__Challenge__.
Drop the pictures, then extract the listing word for word.

---+---

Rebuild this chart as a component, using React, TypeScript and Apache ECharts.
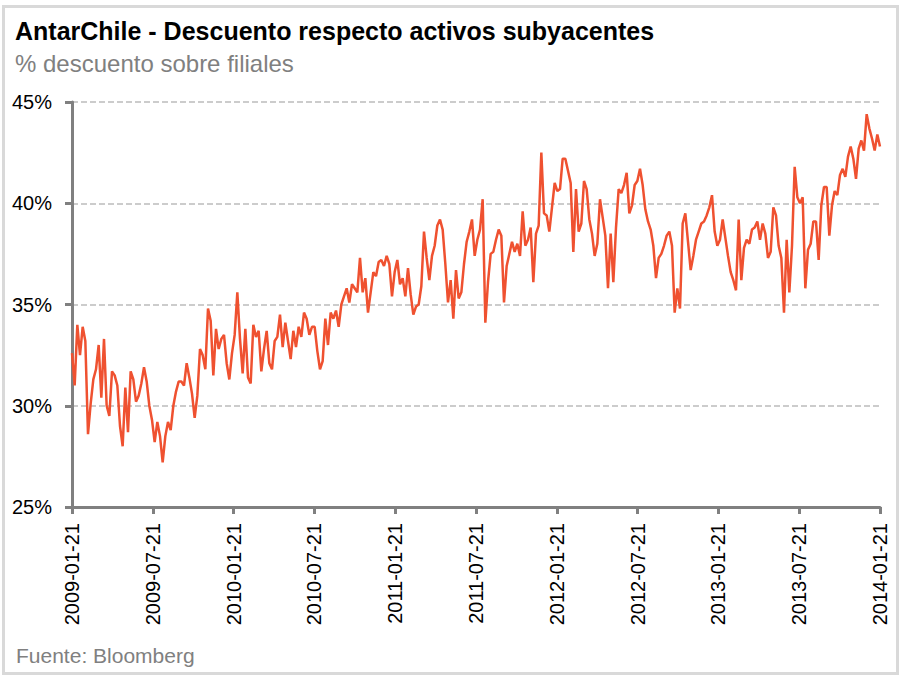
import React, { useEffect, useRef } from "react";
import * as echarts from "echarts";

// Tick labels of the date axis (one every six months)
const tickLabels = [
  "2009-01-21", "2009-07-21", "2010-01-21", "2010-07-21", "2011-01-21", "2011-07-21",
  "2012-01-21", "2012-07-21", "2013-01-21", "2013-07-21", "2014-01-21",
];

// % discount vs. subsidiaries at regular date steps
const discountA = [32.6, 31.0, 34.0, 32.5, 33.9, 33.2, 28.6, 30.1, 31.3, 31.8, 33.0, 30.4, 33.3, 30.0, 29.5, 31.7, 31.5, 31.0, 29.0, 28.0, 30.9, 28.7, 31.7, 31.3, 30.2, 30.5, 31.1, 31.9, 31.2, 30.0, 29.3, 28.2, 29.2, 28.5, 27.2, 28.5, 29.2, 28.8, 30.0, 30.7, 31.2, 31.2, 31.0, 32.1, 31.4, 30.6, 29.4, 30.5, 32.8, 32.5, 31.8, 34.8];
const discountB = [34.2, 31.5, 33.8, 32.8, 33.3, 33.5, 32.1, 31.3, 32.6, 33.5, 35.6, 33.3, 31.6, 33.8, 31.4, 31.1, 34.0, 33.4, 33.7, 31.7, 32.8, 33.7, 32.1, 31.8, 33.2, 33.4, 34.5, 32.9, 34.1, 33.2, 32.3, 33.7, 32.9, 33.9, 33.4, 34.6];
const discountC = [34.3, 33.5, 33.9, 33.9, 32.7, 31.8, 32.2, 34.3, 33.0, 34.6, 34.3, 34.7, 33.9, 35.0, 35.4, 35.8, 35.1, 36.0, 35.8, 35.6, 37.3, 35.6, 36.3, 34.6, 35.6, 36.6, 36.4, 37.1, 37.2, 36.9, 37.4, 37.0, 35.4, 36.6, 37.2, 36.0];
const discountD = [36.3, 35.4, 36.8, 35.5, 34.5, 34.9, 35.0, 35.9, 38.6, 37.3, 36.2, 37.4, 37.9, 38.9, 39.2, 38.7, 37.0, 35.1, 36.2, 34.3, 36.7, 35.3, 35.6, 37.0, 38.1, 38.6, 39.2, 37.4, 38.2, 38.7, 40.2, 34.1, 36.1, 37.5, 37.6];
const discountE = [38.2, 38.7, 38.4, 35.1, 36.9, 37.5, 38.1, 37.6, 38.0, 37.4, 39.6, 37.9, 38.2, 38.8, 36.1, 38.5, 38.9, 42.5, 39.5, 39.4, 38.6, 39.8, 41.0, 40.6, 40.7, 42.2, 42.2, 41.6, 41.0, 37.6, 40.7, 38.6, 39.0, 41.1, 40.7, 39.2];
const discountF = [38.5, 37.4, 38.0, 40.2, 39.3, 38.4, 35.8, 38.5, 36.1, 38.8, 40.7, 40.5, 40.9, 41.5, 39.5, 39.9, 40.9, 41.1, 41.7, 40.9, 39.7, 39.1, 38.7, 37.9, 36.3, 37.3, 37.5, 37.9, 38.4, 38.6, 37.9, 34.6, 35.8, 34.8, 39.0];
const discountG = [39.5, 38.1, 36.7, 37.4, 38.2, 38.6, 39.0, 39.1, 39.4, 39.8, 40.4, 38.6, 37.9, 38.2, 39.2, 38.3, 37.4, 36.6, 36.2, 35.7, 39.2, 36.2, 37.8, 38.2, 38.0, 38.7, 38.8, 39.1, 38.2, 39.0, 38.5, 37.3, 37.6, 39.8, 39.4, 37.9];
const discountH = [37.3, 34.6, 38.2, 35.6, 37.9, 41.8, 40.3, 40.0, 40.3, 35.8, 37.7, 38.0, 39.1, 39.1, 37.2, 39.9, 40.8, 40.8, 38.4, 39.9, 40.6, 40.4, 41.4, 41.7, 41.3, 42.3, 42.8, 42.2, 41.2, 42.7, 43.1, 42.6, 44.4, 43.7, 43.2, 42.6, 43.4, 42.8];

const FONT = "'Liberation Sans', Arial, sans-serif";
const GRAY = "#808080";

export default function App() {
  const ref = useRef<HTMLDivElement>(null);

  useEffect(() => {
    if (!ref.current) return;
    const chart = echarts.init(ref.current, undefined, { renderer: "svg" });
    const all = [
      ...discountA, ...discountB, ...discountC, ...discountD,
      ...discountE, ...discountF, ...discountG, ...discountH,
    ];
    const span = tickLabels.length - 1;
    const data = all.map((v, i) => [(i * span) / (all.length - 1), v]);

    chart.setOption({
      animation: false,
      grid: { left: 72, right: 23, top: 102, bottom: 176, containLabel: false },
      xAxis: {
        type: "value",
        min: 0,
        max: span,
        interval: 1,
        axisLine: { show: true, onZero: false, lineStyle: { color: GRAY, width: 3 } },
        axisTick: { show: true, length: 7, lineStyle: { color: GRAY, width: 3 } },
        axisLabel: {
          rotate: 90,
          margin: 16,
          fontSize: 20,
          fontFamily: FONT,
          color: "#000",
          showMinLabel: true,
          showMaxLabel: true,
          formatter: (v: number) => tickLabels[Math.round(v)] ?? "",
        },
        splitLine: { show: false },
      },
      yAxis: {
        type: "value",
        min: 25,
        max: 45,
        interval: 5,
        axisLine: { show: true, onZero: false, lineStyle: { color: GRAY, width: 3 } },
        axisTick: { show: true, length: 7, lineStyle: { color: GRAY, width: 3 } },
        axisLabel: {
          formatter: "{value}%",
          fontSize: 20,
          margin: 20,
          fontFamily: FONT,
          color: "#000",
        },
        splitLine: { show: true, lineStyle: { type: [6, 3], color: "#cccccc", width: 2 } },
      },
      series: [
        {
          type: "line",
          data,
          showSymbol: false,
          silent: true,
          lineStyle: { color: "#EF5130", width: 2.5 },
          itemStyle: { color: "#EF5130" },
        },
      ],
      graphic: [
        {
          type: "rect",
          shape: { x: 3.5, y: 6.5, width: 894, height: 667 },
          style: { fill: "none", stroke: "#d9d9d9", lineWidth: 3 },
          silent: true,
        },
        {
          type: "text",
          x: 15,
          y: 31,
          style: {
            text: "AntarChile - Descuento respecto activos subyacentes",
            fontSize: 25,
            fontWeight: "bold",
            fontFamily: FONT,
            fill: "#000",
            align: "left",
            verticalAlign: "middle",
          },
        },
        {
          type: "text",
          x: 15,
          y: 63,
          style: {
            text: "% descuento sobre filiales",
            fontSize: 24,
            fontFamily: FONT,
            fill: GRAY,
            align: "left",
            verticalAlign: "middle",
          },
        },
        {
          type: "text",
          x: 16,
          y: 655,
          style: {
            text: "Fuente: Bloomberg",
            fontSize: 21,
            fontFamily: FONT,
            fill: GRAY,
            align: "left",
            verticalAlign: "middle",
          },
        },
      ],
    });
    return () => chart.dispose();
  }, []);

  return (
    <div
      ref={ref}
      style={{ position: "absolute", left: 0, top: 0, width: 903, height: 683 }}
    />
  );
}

---+---

__Answer for the task__.
Rebuild this chart as a component, using React, TypeScript and Apache ECharts.
import React, { useEffect, useRef } from "react";
import * as echarts from "echarts";

// Tick labels of the date axis (one every six months)
const tickLabels = [
  "2009-01-21", "2009-07-21", "2010-01-21", "2010-07-21", "2011-01-21", "2011-07-21",
  "2012-01-21", "2012-07-21", "2013-01-21", "2013-07-21", "2014-01-21",
];

// % discount vs. subsidiaries at regular date steps
const discountA = [32.6, 31.0, 34.0, 32.5, 33.9, 33.2, 28.6, 30.1, 31.3, 31.8, 33.0, 30.4, 33.3, 30.0, 29.5, 31.7, 31.5, 31.0, 29.0, 28.0, 30.9, 28.7, 31.7, 31.3, 30.2, 30.5, 31.1, 31.9, 31.2, 30.0, 29.3, 28.2, 29.2, 28.5, 27.2, 28.5, 29.2, 28.8, 30.0, 30.7, 31.2, 31.2, 31.0, 32.1, 31.4, 30.6, 29.4, 30.5, 32.8, 32.5, 31.8, 34.8];
const discountB = [34.2, 31.5, 33.8, 32.8, 33.3, 33.5, 32.1, 31.3, 32.6, 33.5, 35.6, 33.3, 31.6, 33.8, 31.4, 31.1, 34.0, 33.4, 33.7, 31.7, 32.8, 33.7, 32.1, 31.8, 33.2, 33.4, 34.5, 32.9, 34.1, 33.2, 32.3, 33.7, 32.9, 33.9, 33.4, 34.6];
const discountC = [34.3, 33.5, 33.9, 33.9, 32.7, 31.8, 32.2, 34.3, 33.0, 34.6, 34.3, 34.7, 33.9, 35.0, 35.4, 35.8, 35.1, 36.0, 35.8, 35.6, 37.3, 35.6, 36.3, 34.6, 35.6, 36.6, 36.4, 37.1, 37.2, 36.9, 37.4, 37.0, 35.4, 36.6, 37.2, 36.0];
const discountD = [36.3, 35.4, 36.8, 35.5, 34.5, 34.9, 35.0, 35.9, 38.6, 37.3, 36.2, 37.4, 37.9, 38.9, 39.2, 38.7, 37.0, 35.1, 36.2, 34.3, 36.7, 35.3, 35.6, 37.0, 38.1, 38.6, 39.2, 37.4, 38.2, 38.7, 40.2, 34.1, 36.1, 37.5, 37.6];
const discountE = [38.2, 38.7, 38.4, 35.1, 36.9, 37.5, 38.1, 37.6, 38.0, 37.4, 39.6, 37.9, 38.2, 38.8, 36.1, 38.5, 38.9, 42.5, 39.5, 39.4, 38.6, 39.8, 41.0, 40.6, 40.7, 42.2, 42.2, 41.6, 41.0, 37.6, 40.7, 38.6, 39.0, 41.1, 40.7, 39.2];
const discountF = [38.5, 37.4, 38.0, 40.2, 39.3, 38.4, 35.8, 38.5, 36.1, 38.8, 40.7, 40.5, 40.9, 41.5, 39.5, 39.9, 40.9, 41.1, 41.7, 40.9, 39.7, 39.1, 38.7, 37.9, 36.3, 37.3, 37.5, 37.9, 38.4, 38.6, 37.9, 34.6, 35.8, 34.8, 39.0];
const discountG = [39.5, 38.1, 36.7, 37.4, 38.2, 38.6, 39.0, 39.1, 39.4, 39.8, 40.4, 38.6, 37.9, 38.2, 39.2, 38.3, 37.4, 36.6, 36.2, 35.7, 39.2, 36.2, 37.8, 38.2, 38.0, 38.7, 38.8, 39.1, 38.2, 39.0, 38.5, 37.3, 37.6, 39.8, 39.4, 37.9];
const discountH = [37.3, 34.6, 38.2, 35.6, 37.9, 41.8, 40.3, 40.0, 40.3, 35.8, 37.7, 38.0, 39.1, 39.1, 37.2, 39.9, 40.8, 40.8, 38.4, 39.9, 40.6, 40.4, 41.4, 41.7, 41.3, 42.3, 42.8, 42.2, 41.2, 42.7, 43.1, 42.6, 44.4, 43.7, 43.2, 42.6, 43.4, 42.8];

const FONT = "'Liberation Sans', Arial, sans-serif";
const GRAY = "#808080";

export default function App() {
  const ref = useRef<HTMLDivElement>(null);

  useEffect(() => {
    if (!ref.current) return;
    const chart = echarts.init(ref.current, undefined, { renderer: "svg" });
    const all = [
      ...discountA, ...discountB, ...discountC, ...discountD,
      ...discountE, ...discountF, ...discountG, ...discountH,
    ];
    const span = tickLabels.length - 1;
    const data = all.map((v, i) => [(i * span) / (all.length - 1), v]);

    chart.setOption({
      animation: false,
      grid: { left: 72, right: 23, top: 102, bottom: 176, containLabel: false },
      xAxis: {
        type: "value",
        min: 0,
        max: span,
        interval: 1,
        axisLine: { show: true, onZero: false, lineStyle: { color: GRAY, width: 3 } },
        axisTick: { show: true, length: 7, lineStyle: { color: GRAY, width: 3 } },
        axisLabel: {
          rotate: 90,
          margin: 16,
          fontSize: 20,
          fontFamily: FONT,
          color: "#000",
          showMinLabel: true,
          showMaxLabel: true,
          formatter: (v: number) => tickLabels[Math.round(v)] ?? "",
        },
        splitLine: { show: false },
      },
      yAxis: {
        type: "value",
        min: 25,
        max: 45,
        interval: 5,
        axisLine: { show: true, onZero: false, lineStyle: { color: GRAY, width: 3 } },
        axisTick: { show: true, length: 7, lineStyle: { color: GRAY, width: 3 } },
        axisLabel: {
          formatter: "{value}%",
          fontSize: 20,
          margin: 20,
          fontFamily: FONT,
          color: "#000",
        },
        splitLine: { show: true, lineStyle: { type: [6, 3], color: "#cccccc", width: 2 } },
      },
      series: [
        {
          type: "line",
          data,
          showSymbol: false,
          silent: true,
          lineStyle: { color: "#EF5130", width: 2.5 },
          itemStyle: { color: "#EF5130" },
        },
      ],
      graphic: [
        {
          type: "rect",
          shape: { x: 3.5, y: 6.5, width: 894, height: 667 },
          style: { fill: "none", stroke: "#d9d9d9", lineWidth: 3 },
          silent: true,
        },
        {
          type: "text",
          x: 15,
          y: 31,
          style: {
            text: "AntarChile - Descuento respecto activos subyacentes",
            fontSize: 25,
            fontWeight: "bold",
            fontFamily: FONT,
            fill: "#000",
            align: "left",
            verticalAlign: "middle",
          },
        },
        {
          type: "text",
          x: 15,
          y: 63,
          style: {
            text: "% descuento sobre filiales",
            fontSize: 24,
            fontFamily: FONT,
            fill: GRAY,
            align: "left",
            verticalAlign: "middle",
          },
        },
        {
          type: "text",
          x: 16,
          y: 655,
          style: {
            text: "Fuente: Bloomberg",
            fontSize: 21,
            fontFamily: FONT,
            fill: GRAY,
            align: "left",
            verticalAlign: "middle",
          },
        },
      ],
    });
    return () => chart.dispose();
  }, []);

  return (
    <div
      ref={ref}
      style={{ position: "absolute", left: 0, top: 0, width: 903, height: 683 }}
    />
  );
}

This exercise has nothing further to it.